I often feel like I live in two worlds simultaneously. In one world, there are school pickups and grocery lists and laundry and laughter/focus watching the World Cup with my guys. In the other, there are hospice beds and morphine drips and whispered conversations about progression and liver failure and whether someone made it through the night.

And somehow these worlds exist side by side. This is what living with terminal illness actually is: not constant inspiration, not cinematic bravery, but ordinary life unfolding in the shadow of extraordinary suffering.

There has also been meaningful work born from this life. Some of the deepest purpose I have ever known came through walking beside others living with MBC. Soooooooo many late-night messages. Helping newly diagnosed patients navigate terror. Sitting with people emotionally when medicine has little left to offer them physically. Sometimes the most important thing you can give another person is simply the assurance that they are not alone in their fear. Sometimes it’s giving them a suggested next step from your own experience, a question to ask, a solution gleaned through painful exploration and trial and error. Sometimes it’s just holding space for the complicated reality of living while dying.

The MBC community understands things the outside world often cannot bear to look at directly. We understand scanxiety. We understand anticipatory grief. We understand how isolating it feels to live in a culture obsessed with survivorship narratives while your disease is incurable. We understand what it means to struggle while simultaneously knowing it will eventually end in death for each of us. We experience the depths of despair when false hope and toxic positivity fails over and over.

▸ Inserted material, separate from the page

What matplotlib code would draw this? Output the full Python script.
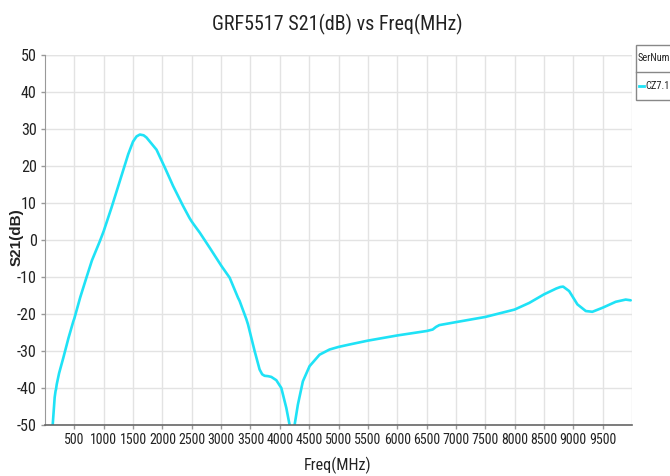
import numpy as np
import matplotlib
matplotlib.use('Agg')
import matplotlib.pyplot as plt
from matplotlib import font_manager
from matplotlib.patches import Rectangle
from matplotlib.lines import Line2D

# frequency (MHz) and S21 (dB)
freq = [115, 131, 165, 180, 187, 200, 240, 311, 400, 482, 500, 600, 709, 800, 935,
        1000, 1134, 1276, 1418, 1500, 1560, 1616, 1680, 1729, 1786, 1900, 2041,
        2126, 2182, 2352, 2460, 2495, 2530, 2636, 2806, 3005, 3146, 3288, 3316,
        3430, 3458, 3571, 3656, 3700, 3741, 3800, 3855, 3941, 4026, 4111, 4167,
        4210, 4252, 4308, 4393, 4507, 4677, 4847, 5000, 5200, 5500, 6000, 6500,
        6604, 6660, 6718, 7000, 7500, 8000, 8250, 8500, 8711, 8780, 8827, 8929,
        9070, 9213, 9325, 9500, 9723, 9893, 9978]
s21 = [-53, -50, -42.5, -40.8, -40.4, -39.0, -36.0, -31.9, -26.5, -22.0, -21.2,
       -15.5, -10.0, -5.5, -0.3, 2.4, 8.8, 16.0, 23.2, 26.6, 28.0, 28.5, 28.3,
       27.7, 26.6, 24.4, 19.6, 16.6, 14.6, 9.2, 6.0, 5.1, 4.3, 2.0, -2.1, -7.0,
       -10.2, -15.6, -16.5, -21.4, -22.8, -30.0, -35.0, -36.3, -36.7, -36.8,
       -37.0, -37.9, -40.0, -45.4, -50.0, -56.0, -50.0, -44.5, -38.2, -34.1,
       -31.0, -29.6, -28.9, -28.2, -27.2, -25.8, -24.6, -24.2, -23.5, -23.0,
       -22.2, -20.8, -18.8, -17.0, -14.7, -13.1, -12.7, -12.6, -13.8, -17.4,
       -19.2, -19.4, -18.3, -16.7, -16.1, -16.3]

xticks = list(range(500, 10000, 500))
yticks = list(range(-50, 51, 10))

# pick a narrow font if one exists, else scale Liberation Sans down
names = {f.name for f in font_manager.fontManager.ttflist}
if 'Liberation Sans Narrow' in names:
    fam, k = 'Liberation Sans Narrow', 1.0
elif 'Roboto Condensed' in names:
    fam, k = 'Roboto Condensed', 0.93
else:
    fam, k = 'Liberation Sans', 0.82
plt.rcParams['font.family'] = [fam, 'Liberation Sans', 'DejaVu Sans']

fig = plt.figure(figsize=(6.7, 4.76), dpi=100)
ax = fig.add_axes([45 / 670, 1 - 425 / 476, (632 - 45) / 670, (425 - 55) / 476])

ax.plot(freq, s21, color='#1FE2F6', linewidth=1.9, solid_capstyle='round')

ax.set_xlim(0, 10000)
ax.set_ylim(-50, 50)
ax.set_xticks(xticks)
ax.set_yticks(yticks)
ax.set_xticklabels([str(t) for t in xticks], fontsize=10.8 * k, color='#222222')
ax.set_yticklabels([str(t) for t in yticks], fontsize=12.5 * k, color='#222222')
ax.tick_params(axis='both', length=3, width=1, color='#999999', pad=3)

ax.grid(True, color='#e3e3e3', linewidth=1)
ax.set_axisbelow(True)
for s in ['top', 'right']:
    ax.spines[s].set_visible(False)
ax.spines['left'].set_color('#999999')
ax.spines['bottom'].set_color('#666666')
ax.spines['bottom'].set_linewidth(1.2)
# right-hand and top grid edge
ax.axvline(10000, color='#e3e3e3', linewidth=1, zorder=0)
ax.axhline(50, color='#e3e3e3', linewidth=1, zorder=0)

fig.text(337 / 670, 1 - 24 / 476, 'GRF5517 S21(dB) vs Freq(MHz)', fontsize=15.5 * k,
         ha='center', va='center', color='#222222')
fig.text(338 / 670, 1 - 465 / 476, 'Freq(MHz)', fontsize=12.5 * k,
         ha='center', va='center', color='#222222')
fig.text(17 / 670, 1 - 237 / 476, 'S21(dB)', fontsize=11, fontweight='bold',
         family=['Liberation Sans', 'DejaVu Sans'], rotation=90,
         ha='center', va='center', color='#222222')

# legend box, cut off by the right edge like the reference
lx0, ly0, ly1, lsep = 636, 45, 100, 72
fig.patches.append(Rectangle((lx0 / 670, 1 - ly1 / 476), 60 / 670, (ly1 - ly0) / 476,
                             transform=fig.transFigure, facecolor='white',
                             edgecolor='#888888', linewidth=1))
fig.lines.append(Line2D([lx0 / 670, 1], [1 - lsep / 476] * 2, transform=fig.transFigure,
                        color='#888888', linewidth=1))
fig.text(638 / 670, 1 - 58 / 476, 'SerNum', fontsize=8.0 * k, ha='left', va='center',
         color='#222222')
fig.lines.append(Line2D([639 / 670, 644 / 670], [1 - 86 / 476] * 2,
                        transform=fig.transFigure, color='#1FE2F6', linewidth=2))
fig.text(645 / 670, 1 - 86 / 476, 'CZ7.1', fontsize=8.0 * k, ha='left', va='center',
         color='#222222')

fig.savefig('out.png', dpi=100)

And now, after nine (9) years, treatment options are narrowing and clinical trials are increasingly difficult to qualify for in light of my second primary cancer diagnosis of melanoma.

This truth hangs quietly in the background of everything now. Every progression carries more weight. Every line failing me closes another door. There are still medications left, still possibilities, still hope in the practical sense. But the horizon changes when you begin to experience daily that medicine is not infinite.

I do not live in denial of this anymore; instead, I try to live. Not extravagantly. Not performatively. Just honestly.

I try to notice the softness of ordinary mornings. I try to laugh when I can. I try to sit outside more often. I try to answer messages from frightened patients quickly (and with curated details) because I remember what it felt like to be newly shattered. I try to memorize the sound of my children’s voices at their current ages because motherhood has taught me how quickly time disappears. I try to love my husband well in the middle of exhaustion and fear.

I try to inhabit each day as fully as possible, even when pain narrows the walls around me. Because after nine (9) years with terminal cancer, I have learned something unexpected: life does not wait until suffering ends to become meaningful. Sometimes meaning blooms directly inside the suffering itself.

And I don’t want to miss a single moment of this bonus time.